Second Grave on the Left  - Darynda Jones, Lorelei King

Second book into the series and I'm not really sure how I feel about them thus far. There are elements I like, but then I feel like all of this was done much better in the Night Huntress series across the board. The snarky, kickass heroine. The primary love interest. There's been no real relationship building between Charlie and Reyes whereas I really got into Cat and Bones's love story. I feel there is a love triangle coming in this series, but we'll have to see how it presents itself for me to judge between the two.

 

Still, the Charlie Davidson series is entertaining enough. I do love that there has been very little sex. There wasn't even a whole scene in this second book! Maybe that's because there were too many plots to have time for that nonsense. I counted at least four separate plots going on throughout the book. It got a little difficult to keep up with them all.

 

There are two major negative aspects that have had me on the verge of flouncing out of listening to the rest of the series.

 

First, Charlie's family. Her family is terrible. She seems to have a good relationship with her father, which doesn't make any sense to me. He's a pretty shitty father. Her step-mother has been awful to her almost her entire life and her father has let it happen. When she was a five-year-old child the hag slapped her in the face—in front of half the town!—and instead of protecting his daughter he took the step-mother off to comfort her.
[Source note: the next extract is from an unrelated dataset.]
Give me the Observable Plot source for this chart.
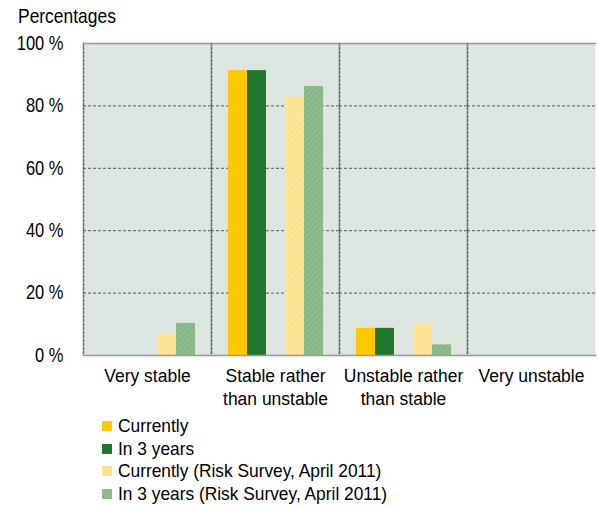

The woman was awful to her and he stayed with her and didn't stop it. The primary reason she was terrible to Charlie was because of her powers to speak to the dead. Her father had been using her to solve cases and get promoted up the police department since she was five. He had no problem using her powers for his professional gain but never protected her from the step-mother who treated her like shit because of them. Meanwhile, she treated her older sister like an actual daughter. And her older sister has been nasty and dismissive of her, too.

 

That whole dynamic caused me rage. Particularly because Charlie is so loving to her father and made excuses for both him and her step-mother's behavior. Though Charlie made it clear she didn't like her SM right back. All I wanted was for her father to get told off. Particularly by Charlie! Ugh. In this book he even gave Charlie that angry warning voice when she was about to say something bad about her SM, but never stopped the SM from saying or doing nasty things to her. What kind of monstrous BS. Charlie even admits at one point in the first book that no one had ever had her back until her best-friend Cookie entered her life. So why is she so good with her father?!

 

Then at one point in this second book her father betrays her horrendously. I was hoping she was finally, FINALLY, going to lay in to him for how terrible a father he's been her whole life, she did get to slap him! (Her SM freaks and goes, "did she slap you?! What are you going to do about it?!" I wanted Charlie to say, "Nothing, exactly what he did when you slapped me when I was a five-year-old child.") But noooo none of that gets said, no telling her father off, she finds out that her sister hasn't hated her and does love her and I was good with that resolution, but they all somehow end up in a sobbing group hug (minus the SM, of course)! WHAT EVEN?! Then it's this whole happy family scene and I'm sitting here going "what in the hell?" No. It's not okay! HER FATHER IS NOT OKAY. He should have to answer for always choosing the SM over his own daughter. For everything.

 

Things like that make me so angry!

 

The second was Charlie's TSTL stint in this book. I think Reyes was very clear about the dire consequences of what would happen should certain entities find her and that they were using him to trap her. Very. Clear. And yet the whole book she went on about trying to find him and I think we were all wondering what she wasn't understanding about the situation. Then at the end she just lost all intelligence. If she weren't conveniently lucky she would have gotten them all killed. And I don't understand why she did what she did to Reyes in the end. It made no sense (not to mention was paternalistic as hell.) I think we're supposed to believe in this all consuming love she has for him, but like I said before there hasn't been any foundation for it. Just a strong supernatural magnetism. You're going to have to give me more for me to really understand her motivations. (This is another reason why first person is the absolute worst. This story would do well with some of Reyes' perspective.)

 

The blaming herself for things that were very much not her fault in the first book was bad enough. This was just beyond.

 

As aggravated as I was at the end of this book I will continue to listen to the series to see what happens even though I'm not loving the story thus far. And, they're free from the library, heh. Hopefully it will get better for me. At least the narrator is pretty good. Not on the level of Tavia Gilbert, but who is?